▸ Problem description:
Repeat the full listing below verbatim and keep the images out.

▸ Material:

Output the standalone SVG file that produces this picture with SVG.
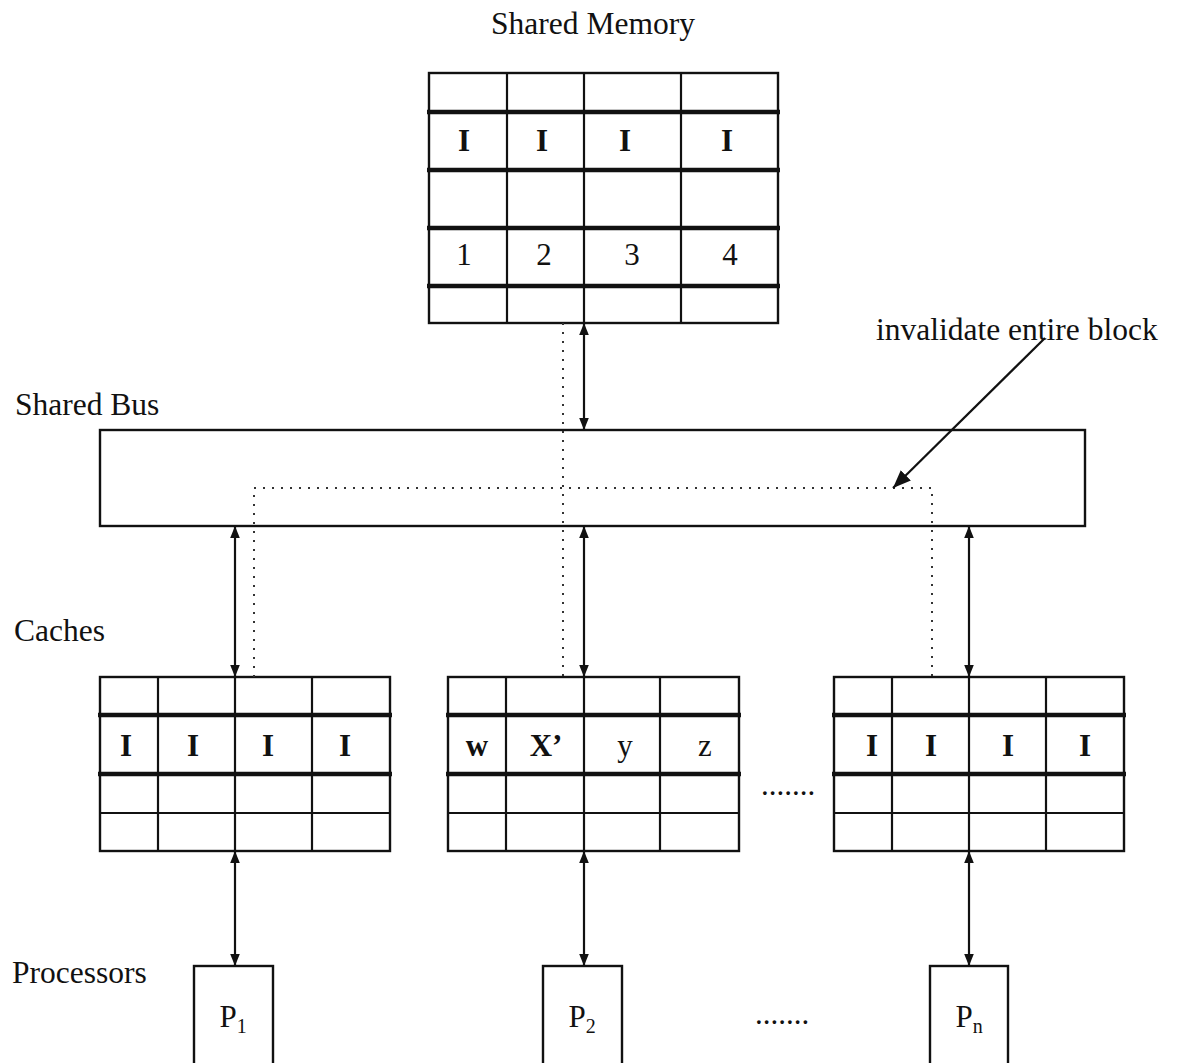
<svg xmlns="http://www.w3.org/2000/svg" width="1178" height="1063" viewBox="0 0 1178 1063">
<style>
.lbl{font-family:"Liberation Serif","Times New Roman",serif;font-size:31.5px;fill:#111}
.cell{font-family:"Liberation Serif","Times New Roman",serif;font-size:31px;fill:#111;text-anchor:middle}
.b{font-weight:bold}
.box{fill:#fff;stroke:#111;stroke-width:2.4}
.thin{stroke:#111;stroke-width:2.2}
.thick{stroke:#111;stroke-width:4.5}
.conn{stroke:#111;stroke-width:2.2;fill:none}
.dot{stroke:#333;stroke-width:2;fill:none;stroke-dasharray:2,7}
</style>
<defs>
<marker id="ah" viewBox="0 0 10 10" refX="10" refY="5" markerWidth="12" markerHeight="12" markerUnits="userSpaceOnUse" orient="auto-start-reverse">
<path d="M0,1 L10,5 L0,9 z" fill="#111"/>
</marker>
<marker id="ah2" viewBox="0 0 10 10" refX="10" refY="5" markerWidth="18" markerHeight="18" markerUnits="userSpaceOnUse" orient="auto">
<path d="M0,1 L10,5 L0,9 z" fill="#111"/>
</marker>
</defs>

<text class="lbl" x="593" y="34" text-anchor="middle">Shared Memory</text>
<text class="lbl" x="15" y="415">Shared Bus</text>
<text class="lbl" x="14" y="641">Caches</text>
<text class="lbl" x="12" y="983">Processors</text>
<text class="lbl" x="876" y="340" font-size="32">invalidate entire block</text>

<g id="memory">
<rect class="box" x="429" y="73" width="349" height="250"/>
<line class="thin" x1="507" y1="73" x2="507" y2="323"/>
<line class="thin" x1="584" y1="73" x2="584" y2="323"/>
<line class="thin" x1="681" y1="73" x2="681" y2="323"/>
<line class="thick" x1="427" y1="112" x2="780" y2="112"/>
<line class="thick" x1="427" y1="170" x2="780" y2="170"/>
<line class="thick" x1="427" y1="228" x2="780" y2="228"/>
<line class="thick" x1="427" y1="286" x2="780" y2="286"/>
<text class="cell b" x="464" y="151">I</text>
<text class="cell b" x="542" y="151">I</text>
<text class="cell b" x="625" y="151">I</text>
<text class="cell b" x="727" y="151">I</text>
<text class="cell" x="464" y="265">1</text>
<text class="cell" x="544" y="265">2</text>
<text class="cell" x="632" y="265">3</text>
<text class="cell" x="730" y="265">4</text>
</g>

<g id="bus">
<rect class="box" x="100" y="430" width="985" height="96"/>
</g>

<g id="cache1">
<rect class="box" x="100" y="677" width="290" height="174"/>
<line class="thin" x1="158" y1="677" x2="158" y2="851"/>
<line class="thin" x1="235" y1="677" x2="235" y2="851"/>
<line class="thin" x1="312" y1="677" x2="312" y2="851"/>
<line class="thick" x1="98" y1="715" x2="392" y2="715"/>
<line class="thick" x1="98" y1="774" x2="392" y2="774"/>
<line class="thin" x1="100" y1="813" x2="390" y2="813"/>
<text class="cell b" x="126" y="756">I</text>
<text class="cell b" x="193" y="756">I</text>
<text class="cell b" x="268" y="756">I</text>
<text class="cell b" x="345" y="756">I</text>
</g>

<g id="cache2">
<rect class="box" x="448" y="677" width="291" height="174"/>
<line class="thin" x1="506" y1="677" x2="506" y2="851"/>
<line class="thin" x1="584" y1="677" x2="584" y2="851"/>
<line class="thin" x1="660" y1="677" x2="660" y2="851"/>
<line class="thick" x1="446" y1="715" x2="741" y2="715"/>
<line class="thick" x1="446" y1="774" x2="741" y2="774"/>
<line class="thin" x1="448" y1="813" x2="739" y2="813"/>
<text class="cell b" x="477" y="756">w</text>
<text class="cell b" x="546" y="756">X’</text>
<text class="cell" x="625" y="756">y</text>
<text class="cell" x="705" y="756">z</text>
</g>

<g id="cacheN">
<rect class="box" x="834" y="677" width="290" height="174"/>
<line class="thin" x1="892" y1="677" x2="892" y2="851"/>
<line class="thin" x1="969" y1="677" x2="969" y2="851"/>
<line class="thin" x1="1046" y1="677" x2="1046" y2="851"/>
<line class="thick" x1="832" y1="715" x2="1126" y2="715"/>
<line class="thick" x1="832" y1="774" x2="1126" y2="774"/>
<line class="thin" x1="834" y1="813" x2="1124" y2="813"/>
<text class="cell b" x="872" y="756">I</text>
<text class="cell b" x="931" y="756">I</text>
<text class="cell b" x="1008" y="756">I</text>
<text class="cell b" x="1085" y="756">I</text>
</g>

<text class="cell" x="788" y="795" font-size="28" fill="#333">.......</text>

<g id="p1">
<rect class="box" x="194" y="966" width="79" height="105"/>
<text class="cell" x="233" y="1027" font-size="33">P<tspan font-size="20" dy="6">1</tspan></text>
</g>
<g id="p2">
<rect class="box" x="543" y="966" width="79" height="105"/>
<text class="cell" x="582" y="1027" font-size="33">P<tspan font-size="20" dy="6">2</tspan></text>
</g>
<g id="pn">
<rect class="box" x="930" y="966" width="78" height="105"/>
<text class="cell" x="969" y="1027" font-size="33">P<tspan font-size="20" dy="6">n</tspan></text>
</g>

<text class="cell" x="782" y="1024" font-size="28" fill="#333">.......</text>

<g id="connectors">
<path class="dot" d="M254,677 V488 H932 V677"/>
<path class="dot" d="M563,323 V677"/>
<line class="conn" x1="584" y1="323" x2="584" y2="430" marker-start="url(#ah)" marker-end="url(#ah)"/>
<line class="conn" x1="235" y1="526" x2="235" y2="677" marker-start="url(#ah)" marker-end="url(#ah)"/>
<line class="conn" x1="584" y1="526" x2="584" y2="677" marker-start="url(#ah)" marker-end="url(#ah)"/>
<line class="conn" x1="969" y1="526" x2="969" y2="677" marker-start="url(#ah)" marker-end="url(#ah)"/>
<line class="conn" x1="235" y1="851" x2="235" y2="966" marker-start="url(#ah)" marker-end="url(#ah)"/>
<line class="conn" x1="584" y1="851" x2="584" y2="966" marker-start="url(#ah)" marker-end="url(#ah)"/>
<line class="conn" x1="969" y1="851" x2="969" y2="966" marker-start="url(#ah)" marker-end="url(#ah)"/>
<line class="conn" x1="1045" y1="338" x2="893" y2="488" stroke-width="3" marker-end="url(#ah2)"/>
</g>
</svg>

▸ Exercise response:
Output the standalone SVG file that produces this picture with SVG.
<svg xmlns="http://www.w3.org/2000/svg" width="1178" height="1063" viewBox="0 0 1178 1063">
<style>
.lbl{font-family:"Liberation Serif","Times New Roman",serif;font-size:31.5px;fill:#111}
.cell{font-family:"Liberation Serif","Times New Roman",serif;font-size:31px;fill:#111;text-anchor:middle}
.b{font-weight:bold}
.box{fill:#fff;stroke:#111;stroke-width:2.4}
.thin{stroke:#111;stroke-width:2.2}
.thick{stroke:#111;stroke-width:4.5}
.conn{stroke:#111;stroke-width:2.2;fill:none}
.dot{stroke:#333;stroke-width:2;fill:none;stroke-dasharray:2,7}
</style>
<defs>
<marker id="ah" viewBox="0 0 10 10" refX="10" refY="5" markerWidth="12" markerHeight="12" markerUnits="userSpaceOnUse" orient="auto-start-reverse">
<path d="M0,1 L10,5 L0,9 z" fill="#111"/>
</marker>
<marker id="ah2" viewBox="0 0 10 10" refX="10" refY="5" markerWidth="18" markerHeight="18" markerUnits="userSpaceOnUse" orient="auto">
<path d="M0,1 L10,5 L0,9 z" fill="#111"/>
</marker>
</defs>

<text class="lbl" x="593" y="34" text-anchor="middle">Shared Memory</text>
<text class="lbl" x="15" y="415">Shared Bus</text>
<text class="lbl" x="14" y="641">Caches</text>
<text class="lbl" x="12" y="983">Processors</text>
<text class="lbl" x="876" y="340" font-size="32">invalidate entire block</text>

<g id="memory">
<rect class="box" x="429" y="73" width="349" height="250"/>
<line class="thin" x1="507" y1="73" x2="507" y2="323"/>
<line class="thin" x1="584" y1="73" x2="584" y2="323"/>
<line class="thin" x1="681" y1="73" x2="681" y2="323"/>
<line class="thick" x1="427" y1="112" x2="780" y2="112"/>
<line class="thick" x1="427" y1="170" x2="780" y2="170"/>
<line class="thick" x1="427" y1="228" x2="780" y2="228"/>
<line class="thick" x1="427" y1="286" x2="780" y2="286"/>
<text class="cell b" x="464" y="151">I</text>
<text class="cell b" x="542" y="151">I</text>
<text class="cell b" x="625" y="151">I</text>
<text class="cell b" x="727" y="151">I</text>
<text class="cell" x="464" y="265">1</text>
<text class="cell" x="544" y="265">2</text>
<text class="cell" x="632" y="265">3</text>
<text class="cell" x="730" y="265">4</text>
</g>

<g id="bus">
<rect class="box" x="100" y="430" width="985" height="96"/>
</g>

<g id="cache1">
<rect class="box" x="100" y="677" width="290" height="174"/>
<line class="thin" x1="158" y1="677" x2="158" y2="851"/>
<line class="thin" x1="235" y1="677" x2="235" y2="851"/>
<line class="thin" x1="312" y1="677" x2="312" y2="851"/>
<line class="thick" x1="98" y1="715" x2="392" y2="715"/>
<line class="thick" x1="98" y1="774" x2="392" y2="774"/>
<line class="thin" x1="100" y1="813" x2="390" y2="813"/>
<text class="cell b" x="126" y="756">I</text>
<text class="cell b" x="193" y="756">I</text>
<text class="cell b" x="268" y="756">I</text>
<text class="cell b" x="345" y="756">I</text>
</g>

<g id="cache2">
<rect class="box" x="448" y="677" width="291" height="174"/>
<line class="thin" x1="506" y1="677" x2="506" y2="851"/>
<line class="thin" x1="584" y1="677" x2="584" y2="851"/>
<line class="thin" x1="660" y1="677" x2="660" y2="851"/>
<line class="thick" x1="446" y1="715" x2="741" y2="715"/>
<line class="thick" x1="446" y1="774" x2="741" y2="774"/>
<line class="thin" x1="448" y1="813" x2="739" y2="813"/>
<text class="cell b" x="477" y="756">w</text>
<text class="cell b" x="546" y="756">X’</text>
<text class="cell" x="625" y="756">y</text>
<text class="cell" x="705" y="756">z</text>
</g>

<g id="cacheN">
<rect class="box" x="834" y="677" width="290" height="174"/>
<line class="thin" x1="892" y1="677" x2="892" y2="851"/>
<line class="thin" x1="969" y1="677" x2="969" y2="851"/>
<line class="thin" x1="1046" y1="677" x2="1046" y2="851"/>
<line class="thick" x1="832" y1="715" x2="1126" y2="715"/>
<line class="thick" x1="832" y1="774" x2="1126" y2="774"/>
<line class="thin" x1="834" y1="813" x2="1124" y2="813"/>
<text class="cell b" x="872" y="756">I</text>
<text class="cell b" x="931" y="756">I</text>
<text class="cell b" x="1008" y="756">I</text>
<text class="cell b" x="1085" y="756">I</text>
</g>

<text class="cell" x="788" y="795" font-size="28" fill="#333">.......</text>

<g id="p1">
<rect class="box" x="194" y="966" width="79" height="105"/>
<text class="cell" x="233" y="1027" font-size="33">P<tspan font-size="20" dy="6">1</tspan></text>
</g>
<g id="p2">
<rect class="box" x="543" y="966" width="79" height="105"/>
<text class="cell" x="582" y="1027" font-size="33">P<tspan font-size="20" dy="6">2</tspan></text>
</g>
<g id="pn">
<rect class="box" x="930" y="966" width="78" height="105"/>
<text class="cell" x="969" y="1027" font-size="33">P<tspan font-size="20" dy="6">n</tspan></text>
</g>

<text class="cell" x="782" y="1024" font-size="28" fill="#333">.......</text>

<g id="connectors">
<path class="dot" d="M254,677 V488 H932 V677"/>
<path class="dot" d="M563,323 V677"/>
<line class="conn" x1="584" y1="323" x2="584" y2="430" marker-start="url(#ah)" marker-end="url(#ah)"/>
<line class="conn" x1="235" y1="526" x2="235" y2="677" marker-start="url(#ah)" marker-end="url(#ah)"/>
<line class="conn" x1="584" y1="526" x2="584" y2="677" marker-start="url(#ah)" marker-end="url(#ah)"/>
<line class="conn" x1="969" y1="526" x2="969" y2="677" marker-start="url(#ah)" marker-end="url(#ah)"/>
<line class="conn" x1="235" y1="851" x2="235" y2="966" marker-start="url(#ah)" marker-end="url(#ah)"/>
<line class="conn" x1="584" y1="851" x2="584" y2="966" marker-start="url(#ah)" marker-end="url(#ah)"/>
<line class="conn" x1="969" y1="851" x2="969" y2="966" marker-start="url(#ah)" marker-end="url(#ah)"/>
<line class="conn" x1="1045" y1="338" x2="893" y2="488" stroke-width="3" marker-end="url(#ah2)"/>
</g>
</svg>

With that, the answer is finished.